Retaining Top Tax Talent: What High‑Performing Teams Get Right
- Alex Curcio

- Apr 27
- 4 min read

In a tight tax recruitment market, hiring well is only half the challenge. The other half is keeping the people you’ve worked so hard to bring in. In 2026, retention is just as critical as attraction – especially for senior tax and trade compliance professionals.
This article looks at what high‑performing teams do differently to retain top tax talent, and what employers can learn from them.
Why retention matters so much in tax
Losing a strong tax professional isn’t just inconvenient. It can mean:
Loss of critical knowledge about your structures, systems and stakeholders
Increased risk during audits, transactions or regulatory change
Delays to key projects and transformation work
The cost and disruption of another recruitment process
In a market where experienced tax professionals have options, retention needs to be a deliberate strategy, not an afterthought.
What top performers value most
While every individual is different, we see consistent themes in what high‑calibre tax professionals look for when deciding whether to stay or leave:
Scope and challenge – Work that is stretching but realistic, with room to grow.
Influence – A genuine voice with decision‑makers, not just a sign‑off role at the end.
Progression – A clear sense of what comes next and how to get there.
Flexibility – Hybrid working and trust around how and where work gets done.
Recognition and reward – Competitive pay, but also recognition of their impact.
When these elements are missing, even well‑paid professionals start to look elsewhere.
Designing roles that grow with the business
One of the most effective retention tools is role design. High‑performing teams:
Review roles regularly – Adjusting responsibilities as the business and tax landscape change.
Avoid “role creep” – Being honest about workload and not quietly adding more and more without support.
Create room for development – Giving people space to lead projects, mentor others or deepen expertise.
A role that evolves thoughtfully is far more likely to keep a strong performer engaged than one that stays static or becomes overloaded.
Giving tax a real seat at the table
Retention improves dramatically when tax is seen – and treated – as a strategic partner. That means:
Involving tax early in major decisions (deals, restructurings, new markets, supply chain changes)
Ensuring tax leaders have access to senior management and the board where appropriate
Encouraging cross‑functional collaboration with finance, legal, operations and commercial teams
When tax professionals feel their expertise is valued and used, they’re far more likely to stay.
Supporting progression and career paths
Top tax professionals think in years, not months. They want to understand:
What success looks like in their current role
What realistic next steps exist (broader remit, international exposure, leadership)
How you’ll support them to get there (training, mentoring, stretch projects)
High‑performing teams:
Have honest conversations about progression, including constraints
Offer visibility of potential paths, even if timelines aren’t fixed
Use development plans that are practical, not just paperwork
Silence or vague promises around progression are a common trigger for people to take external calls more seriously.
Culture, workload and sustainability
In tax and trade compliance, peak periods and pressure are part of the job. What matters is how they’re managed.

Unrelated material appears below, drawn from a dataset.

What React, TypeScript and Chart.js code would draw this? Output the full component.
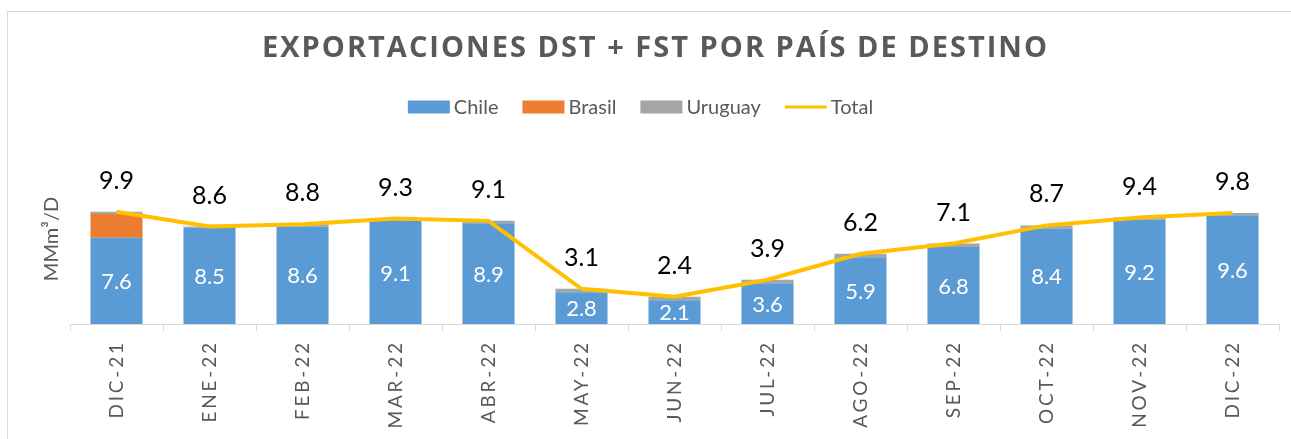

Teams that retain well tend to:
Plan realistically – Aligning headcount and expectations with actual workload.
Share pressure fairly – Avoiding a situation where the same people carry the heaviest load every time.
Model healthy behaviour from the top – Leaders who set boundaries and respect others’ time.
When people feel that intense periods are recognised, managed and followed by recovery, they’re more willing to stay for the long term.
Using market data to stay competitive
Retention isn’t only about money – but compensation does matter. In a fast‑moving market, relying on outdated salary bands is risky.
High‑performing employers:
Use real‑time market data to review pay and titles regularly
Sense‑check internal ranges against what similar roles are paying
Address clear gaps proactively, rather than waiting for a resignation
This doesn’t mean matching every external offer. It does mean making sure your strongest people don’t feel significantly undervalued.
How a specialist recruiter can support retention
It might sound counter‑intuitive, but a specialist recruiter isn’t just there when someone leaves. They can also help you keep the people you have by:
Sharing live insight on what the market is offering for similar roles
Stress‑testing your structure and titles against current expectations
Helping you identify roles at higher risk of turnover
Advising on how to reposition or redesign roles before issues arise
At Taylor Curcio, we use real‑time data from tax and trade compliance searches across the UK, EU and US to help clients understand where they stand – not just in hiring, but in retention too.
Final thoughts
Retaining top tax talent in 2026 comes down to a simple idea: make it genuinely attractive for your best people to stay.
Employers who:
Design roles that evolve with the business
Give tax a real voice in decision‑making
Offer clear, honest progression paths
Manage workload and flexibility thoughtfully
Use market data to stay competitive
are the ones who build stable, high‑performing tax and trade compliance teams.
If you’re concerned about retention in your tax function, now is the time to review your structure, roles and offer against what the market – and your own people – are telling you.